Cole and Kelleher will be the first two new council members elected onto the board since 1997, when Robert McCormick was voted onto the council in another uncontested election. The rest of the council members have been appointed, at one time or another, by whatever council members were in power. After being appointed, the council members have retained their seats, being re-elected every two years as incumbents.

Cole and Kelleher will take the place of council members Robert McCormick and Steven Briglia. McCormick announced his resignation from council months in advance of the election, but Briglia dropped out midway into the council race so he could take over as town attorney.

IN HIS FIVE YEARS on the town council McCormick said he has not been as effective as he had hoped. He said there are many areas in which the town should be more "forward thinking." One of those areas is the Vienna Volunteer Fire Department, which needs $2 million for renovations, McCormick said. The town donated just $10,000 toward the fire department in this year’s budget. McCormick said the town should also be trying to bring a wider variety of businesses to the town. He noted that there are few night spots, and no theaters in town.
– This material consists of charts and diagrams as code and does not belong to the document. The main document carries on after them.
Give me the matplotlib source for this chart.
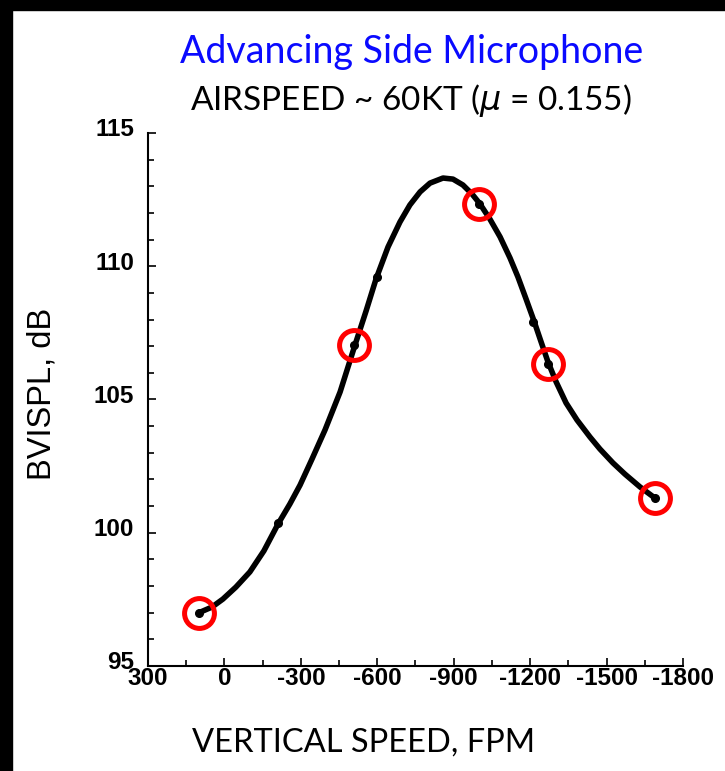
#!/usr/bin/env python3
import matplotlib.pyplot as plt
import matplotlib.transforms as mtransforms
from matplotlib.patches import Rectangle
from matplotlib.ticker import MultipleLocator

plt.rcParams['axes.unicode_minus'] = False

# measured points (vertical speed in FPM, BVISPL in dB)
speed = [100, -210, -510, -600, -1000, -1210, -1270, -1690]
bvispl = [97.0, 100.35, 107.05, 109.6, 112.35, 107.9, 106.35, 101.3]

# points that are circled in red
circ_speed = [100, -510, -1000, -1270, -1690]
circ_bvispl = [97.0, 107.05, 112.35, 106.35, 101.3]

# fitted curve
fit_speed = [100, 49, 6, -45, -100, -155, -210, -257, -297, -344, -395,
             -454, -510, -556, -595, -642, -689, -728, -768, -807, -858,
             -897, -936, -972, -1003, -1042, -1082, -1121, -1152, -1184,
             -1215, -1243, -1270, -1302, -1341, -1384, -1435, -1474, -1525,
             -1572, -1631, -1690]
fit_bvispl = [97.0, 97.21, 97.51, 97.96, 98.53, 99.32, 100.32, 101.08,
              101.79, 102.77, 103.86, 105.28, 106.97, 108.32, 109.52, 110.72,
              111.66, 112.30, 112.79, 113.12, 113.31, 113.27, 113.05, 112.71,
              112.34, 111.77, 111.10, 110.31, 109.60, 108.77, 107.95, 107.16,
              106.41, 105.66, 104.87, 104.23, 103.59, 103.14, 102.62, 102.20,
              101.72, 101.30]

fig = plt.figure(figsize=(7.25, 7.71), dpi=100)
ax = fig.add_axes([0.2041, 0.1362, 0.738, 0.6913])

ax.plot(fit_speed, fit_bvispl, color='black', lw=4, solid_capstyle='round',
        solid_joinstyle='round', zorder=2)
ax.plot(speed, bvispl, 'o', color='black', ms=5.5, zorder=3)
ax.plot(circ_speed, circ_bvispl, 'o', mfc='none', mec='#ff0000', ms=21.5, mew=3.6, zorder=4)

ax.set_xlim(300, -1800)
ax.set_ylim(95, 115)
ax.xaxis.set_major_locator(MultipleLocator(300))
ax.xaxis.set_minor_locator(MultipleLocator(150))
ax.yaxis.set_major_locator(MultipleLocator(5))
ax.yaxis.set_minor_locator(MultipleLocator(1))
ax.spines['top'].set_visible(False)
ax.spines['right'].set_visible(False)
for s in ('left', 'bottom'):
    ax.spines[s].set_linewidth(1.5)
ax.tick_params(which='both', direction='in', width=1.2)
ax.tick_params(which='major', length=6)
ax.tick_params(which='minor', length=4)
ax.tick_params(axis='x', which='major', pad=0.5)
ax.tick_params(axis='y', which='major', pad=10)
for lab in ax.get_xticklabels() + ax.get_yticklabels():
    lab.set_fontfamily('Liberation Sans')
    lab.set_fontweight('bold')
    lab.set_fontsize(17.5)
# y labels sit a little above their ticks in the reference
shift = mtransforms.ScaledTranslation(0, 4 / 72, fig.dpi_scale_trans)
for lab in ax.get_yticklabels():
    lab.set_transform(lab.get_transform() + shift)

fig.text(0.568, 0.932, 'Advancing Side Microphone', color='#0a0aff',
         fontsize=27, family='Lato', ha='center', va='center')
fig.text(0.567, 0.870, r'AIRSPEED ~ 60KT ($\mu$ = 0.155)', color='black',
         fontsize=24, family='Lato', ha='center', va='center')
fig.text(0.502, 0.037, 'VERTICAL SPEED, FPM', color='black',
         fontsize=23.5, family='Lato', ha='center', va='center')
fig.text(0.058, 0.489, 'BVISPL, dB', color='black', rotation=90,
         fontsize=23.5, family='Liberation Sans', ha='center', va='center')

# black strips along the left and top edges
fig.patches.append(Rectangle((0, 0), 12 / 725, 1, transform=fig.transFigure,
                             color='black', zorder=0))
fig.patches.append(Rectangle((0, 1 - 10 / 771), 1, 10 / 771, transform=fig.transFigure,
                             color='black', zorder=0))

plt.savefig('out.png', dpi=100)
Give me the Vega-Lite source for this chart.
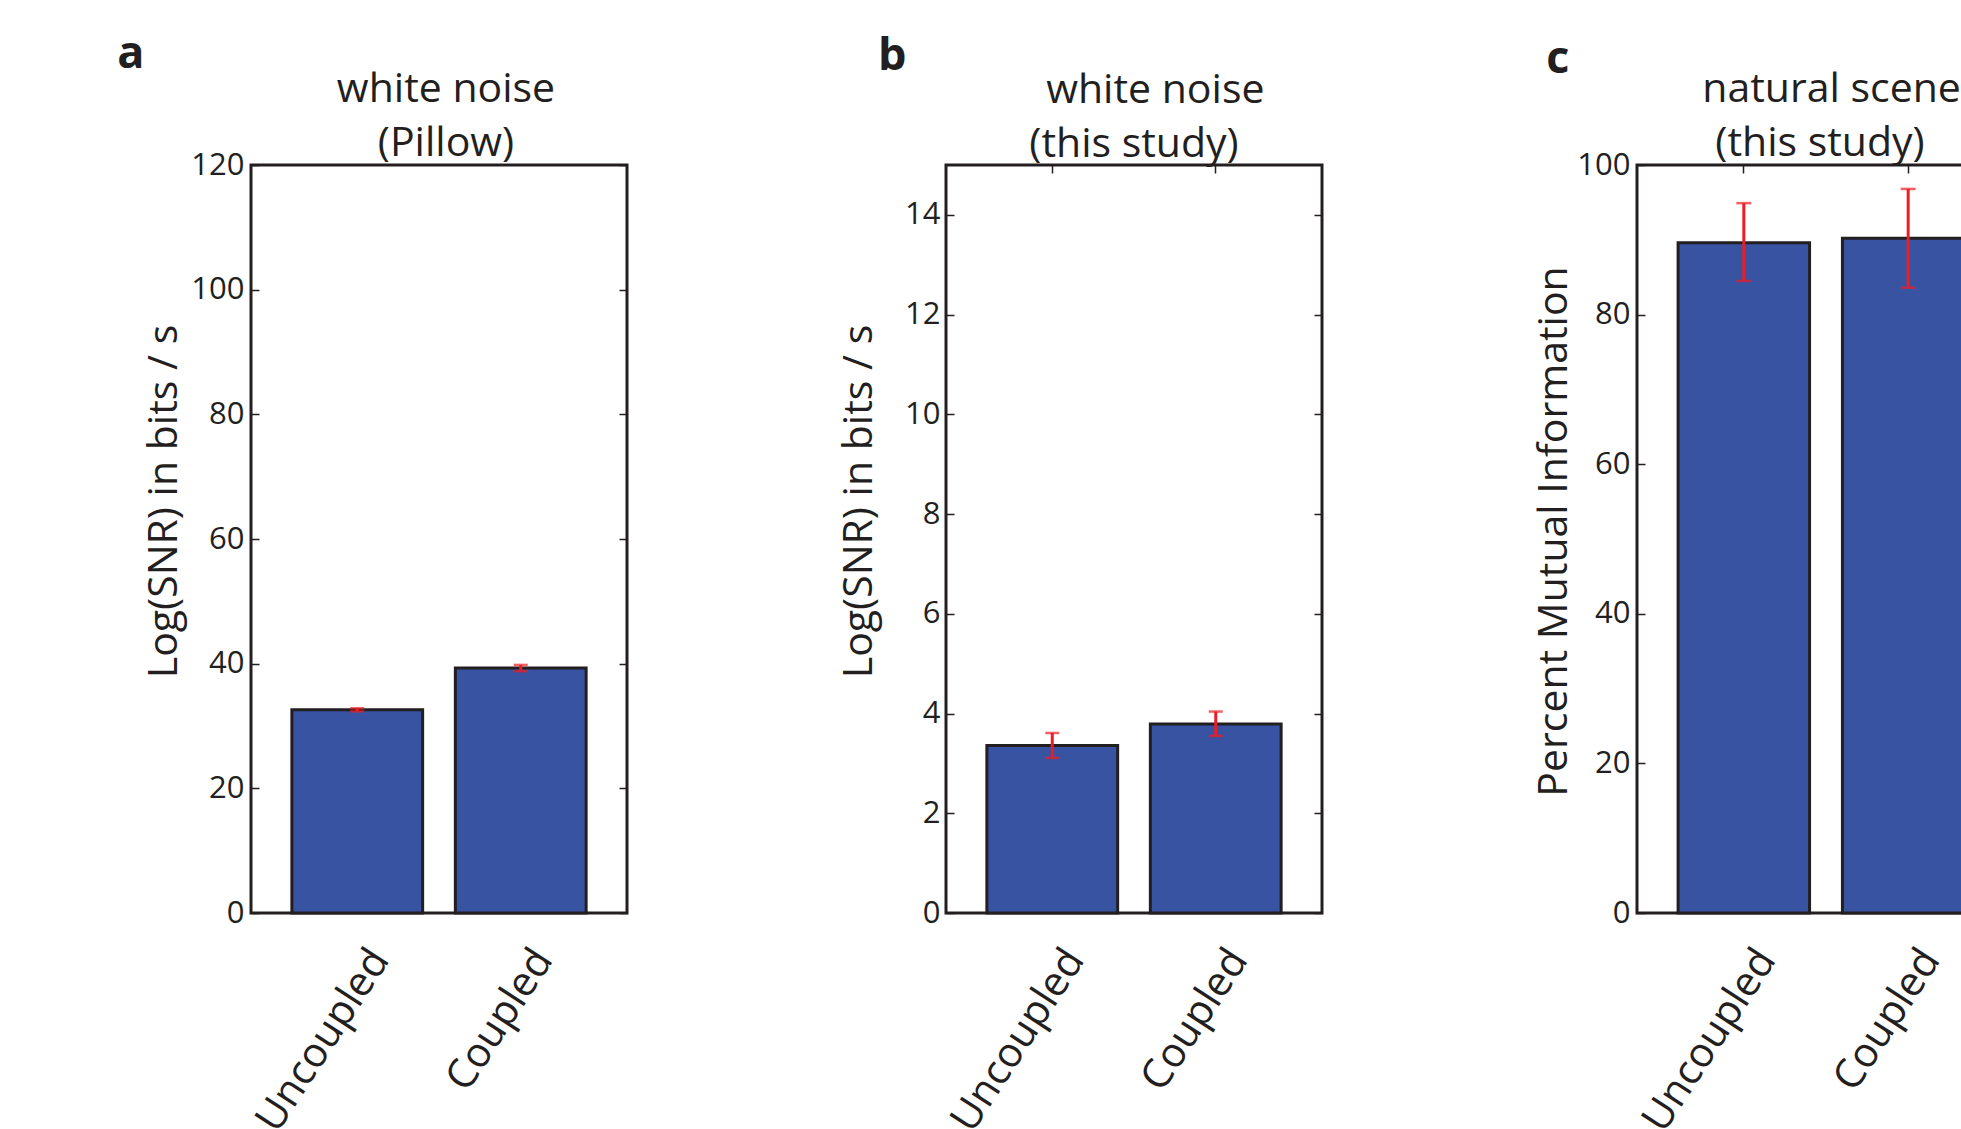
{
  "$schema": "https://vega.github.io/schema/vega-lite/v6.json",
  "background": "white",
  "padding": {"left": 117, "top": 31, "right": 0, "bottom": 0},
  "config": {
    "font": "Open Sans",
    "view": {"stroke": "#231f20", "strokeWidth": 3},
    "axis": {"domain": false, "grid": false, "zindex": 1, "tickSize": -8, "tickColor": "#231f20", "tickWidth": 1.5, "labelColor": "#231f20", "titleColor": "#231f20", "labelFont": "Open Sans", "titleFont": "Open Sans", "labelFontSize": 31, "titleFontSize": 41, "titleFontWeight": "normal", "labelLimit": 0},
    "concat": {"spacing": 207}
  },
  "datasets": {
    "a": [
      {"condition": "Uncoupled", "value": 32.6, "lo": 32.35, "hi": 32.85},
      {"condition": "Coupled", "value": 39.3, "lo": 38.8, "hi": 39.8}
    ],
    "b": [
      {"condition": "Uncoupled", "value": 3.36, "lo": 3.11, "hi": 3.61},
      {"condition": "Coupled", "value": 3.79, "lo": 3.55, "hi": 4.04}
    ],
    "c": [
      {"condition": "Uncoupled", "value": 89.6, "lo": 84.5, "hi": 94.9},
      {"condition": "Coupled", "value": 90.2, "lo": 83.6, "hi": 96.8}
    ]
  },
  "hconcat": [
    {
      "title": {"text": "a", "anchor": "start", "fontSize": 45, "fontWeight": "bold", "color": "#231f20", "offset": -9, "dx": -25},
      "vconcat": [
        {
          "title": {"text": ["white noise", "(Pillow)"], "anchor": "middle", "frame": "group", "fontSize": 41, "fontWeight": "normal", "lineHeight": 54, "offset": -16, "dx": 7, "color": "#231f20"},
          "width": 376,
          "height": 748,
          "data": {"name": "a"},
          "layer": [
            {
              "mark": {"type": "bar", "fill": "#3953a3", "stroke": "#231f20", "strokeWidth": 3},
              "encoding": {
                "x": {"field": "condition", "type": "nominal", "sort": ["Uncoupled", "Coupled"], "scale": {"paddingInner": 0.2, "paddingOuter": 0.25}, "axis": {"orient": "bottom", "title": null, "labelAngle": -57, "labelFontSize": 41, "labelPadding": 48, "labelOffset": 23}},
                "y": {"field": "value", "type": "quantitative", "scale": {"domain": [0, 120], "nice": false}, "axis": {"orient": "left", "title": "Log(SNR) in bits / s", "values": [0, 20, 40, 60, 80, 100, 120], "labelPadding": 15, "titlePadding": 5, "titleY": 336}}
              }
            },
            {
              "mark": {"type": "rule", "color": "#ed1c24", "strokeWidth": 3},
              "encoding": {
                "x": {"field": "condition", "type": "nominal", "sort": ["Uncoupled", "Coupled"], "axis": null},
                "y": {"field": "lo", "type": "quantitative", "axis": {"orient": "right", "labels": false, "title": null, "values": [0, 20, 40, 60, 80, 100, 120]}},
                "y2": {"field": "hi"}
              }
            },
            {
              "mark": {"type": "tick", "color": "#ed1c24", "thickness": 2.5, "size": 14},
              "encoding": {
                "x": {"field": "condition", "type": "nominal", "sort": ["Uncoupled", "Coupled"], "axis": null},
                "y": {"field": "lo", "type": "quantitative", "axis": null}
              }
            },
            {
              "mark": {"type": "tick", "color": "#ed1c24", "thickness": 2.5, "size": 14},
              "encoding": {
                "x": {"field": "condition", "type": "nominal", "sort": ["Uncoupled", "Coupled"], "axis": null},
                "y": {"field": "hi", "type": "quantitative", "axis": null}
              }
            }
          ],
          "resolve": {"axis": {"x": "independent", "y": "independent"}}
        }
      ]
    },
    {
      "title": {"text": "b", "anchor": "start", "fontSize": 45, "fontWeight": "bold", "color": "#231f20", "offset": -9, "dx": 41, "dy": 1},
      "vconcat": [
        {
          "title": {"text": ["\u200b\u00a0\u00a0\u00a0\u00a0white noise", "(this study)"], "anchor": "middle", "frame": "group", "fontSize": 41, "fontWeight": "normal", "lineHeight": 54, "offset": -2, "color": "#231f20"},
          "width": 376,
          "height": 748,
          "data": {"name": "b"},
          "layer": [
            {
              "mark": {"type": "bar", "fill": "#3953a3", "stroke": "#231f20", "strokeWidth": 3},
              "encoding": {
                "x": {"field": "condition", "type": "nominal", "sort": ["Uncoupled", "Coupled"], "scale": {"paddingInner": 0.2, "paddingOuter": 0.25}, "axis": {"orient": "bottom", "title": null, "labelAngle": -57, "labelFontSize": 41, "labelPadding": 48, "labelOffset": 23}},
                "y": {"field": "value", "type": "quantitative", "scale": {"domain": [0, 15], "nice": false}, "axis": {"orient": "left", "title": "Log(SNR) in bits / s", "values": [0, 2, 4, 6, 8, 10, 12, 14], "labelPadding": 14, "titlePadding": 24, "titleY": 336}}
              }
            },
            {
              "mark": {"type": "rule", "color": "#ed1c24", "strokeWidth": 3},
              "encoding": {
                "x": {"field": "condition", "type": "nominal", "sort": ["Uncoupled", "Coupled"], "axis": {"orient": "top", "labels": false, "title": null}},
                "y": {"field": "lo", "type": "quantitative", "axis": {"orient": "right", "labels": false, "title": null, "values": [0, 2, 4, 6, 8, 10, 12, 14]}},
                "y2": {"field": "hi"}
              }
            },
            {
              "mark": {"type": "tick", "color": "#ed1c24", "thickness": 2.5, "size": 14},
              "encoding": {
                "x": {"field": "condition", "type": "nominal", "sort": ["Uncoupled", "Coupled"], "axis": null},
                "y": {"field": "lo", "type": "quantitative", "axis": null}
              }
            },
            {
              "mark": {"type": "tick", "color": "#ed1c24", "thickness": 2.5, "size": 14},
              "encoding": {
                "x": {"field": "condition", "type": "nominal", "sort": ["Uncoupled", "Coupled"], "axis": null},
                "y": {"field": "hi", "type": "quantitative", "axis": null}
              }
            }
          ],
          "resolve": {"axis": {"x": "independent", "y": "independent"}}
        }
      ]
    },
    {
      "title": {"text": "c", "anchor": "start", "fontSize": 45, "fontWeight": "bold", "color": "#231f20", "offset": -9, "dx": 14, "dy": 5},
      "vconcat": [
        {
          "title": {"text": ["\u200b\u00a0\u00a0\u00a0\u00a0natural scenes", "(this study)"], "anchor": "middle", "frame": "group", "fontSize": 41, "fontWeight": "normal", "lineHeight": 54, "offset": -16, "dx": -6, "color": "#231f20"},
          "width": 378,
          "height": 748,
          "data": {"name": "c"},
          "layer": [
            {
              "mark": {"type": "bar", "fill": "#3953a3", "stroke": "#231f20", "strokeWidth": 3},
              "encoding": {
                "x": {"field": "condition", "type": "nominal", "sort": ["Uncoupled", "Coupled"], "scale": {"paddingInner": 0.2, "paddingOuter": 0.25}, "axis": {"orient": "bottom", "title": null, "labelAngle": -57, "labelFontSize": 41, "labelPadding": 48, "labelOffset": 23}},
                "y": {"field": "value", "type": "quantitative", "scale": {"domain": [0, 100], "nice": false}, "axis": {"orient": "left", "title": "Percent Mutual Information", "values": [0, 20, 40, 60, 80, 100], "labelPadding": 15, "titlePadding": 1, "titleY": 366}}
              }
            },
            {
              "mark": {"type": "rule", "color": "#ed1c24", "strokeWidth": 3},
              "encoding": {
                "x": {"field": "condition", "type": "nominal", "sort": ["Uncoupled", "Coupled"], "axis": {"orient": "top", "labels": false, "title": null}},
                "y": {"field": "lo", "type": "quantitative", "axis": null},
                "y2": {"field": "hi"}
              }
            },
            {
              "mark": {"type": "tick", "color": "#ed1c24", "thickness": 2.5, "size": 15},
              "encoding": {
                "x": {"field": "condition", "type": "nominal", "sort": ["Uncoupled", "Coupled"], "axis": null},
                "y": {"field": "lo", "type": "quantitative", "axis": null}
              }
            },
            {
              "mark": {"type": "tick", "color": "#ed1c24", "thickness": 2.5, "size": 15},
              "encoding": {
                "x": {"field": "condition", "type": "nominal", "sort": ["Uncoupled", "Coupled"], "axis": null},
                "y": {"field": "hi", "type": "quantitative", "axis": null}
              }
            }
          ],
          "resolve": {"axis": {"x": "independent", "y": "independent"}}
        }
      ]
    }
  ]
}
"Nothing against the town council, but stagnancy occurs anytime you have the same people in any position for a long time," McCormick said. "The question is whether the new blood [Cole and Kelleher] will be allowed to be represented. In this case, I don’t know what will happen. I sincerely hope the two new people are more of an influence on the council than I have been."

McCormick has suggested imposing term limits on Vienna Council members, but other council members have not favored such action.

Robinson said it is not necessarily a bad thing to have long-standing board members on town council. She said that during the 1950s, 1960s and 1970s there was much more turnover on council, with many more incumbents being unseated.

"We were growing and developing then," Robinson said. "More people were worried about where the town was going. Now that the town is on a steady course, there is not as much a sense of dissatisfaction."

Council member Vincent Olson agreed with Robinson. He said the council members that have been appointed have all been highly active in town affairs. And they have been re-elected, Olson said, because of their performance.

"I don’t remember, up until the last few years, having so many uncontested elections," Olson said. "It says people are happy with the direction the town is going and the decisions the town is making."

But Cole said the situation on town council may be intimidating to new people interested in running for election. She pointed out that in recent years the new people elected onto council have been elected due to circumstance, after former council members have left the board for one reason or another.

"I wouldn’t call it a problem," Cole said. "But it is a [perceived] problem. It sends the message to people who might be running that it is insurmountable [to defeat an incumbent]."

MOST LIKELY THERE would have been more voters in this year’s election had Briglia stayed in the race, instead of taking the town attorney position, which opened up after John Gionfriddo suddenly announced his resignation. Had Briglia stayed in the race there would have been four candidates seeking the three open council seats.

Briglia, an attorney by trade, was appointed to the town position through a closed-session council vote. The town did not interview any other candidates before taking the vote. Every council member but McCormick voted in favor of the appointment. McCormick would have liked the town to interview additional candidates.

"He was a well-qualified, excellent candidate," Olson said of Briglia. "We could have solicited bids, but with a candidate like Steve in-house, it would have been a waste of effort."

But Vienna resident Ed Turkaly said the council "stole the election" by appointing Briglia and, in effect, determining who would be winning the council race.

"They took one of their own council members and put them into the town attorney position," said Turkaly. "I don’t think that was very ethical."

Turkaly ran for town council four years ago, mainly so that the race would be contested. He said everyone should try running for council at least once.

"It was fun," Turkaly said. "I didn’t have an ego, so I didn’t mind that I lost. But it’s kind of your duty to get involved. I learned a lot about the town. It’s tough though. Everybody’s working, they’re raising families, they’ve got the rat race all around."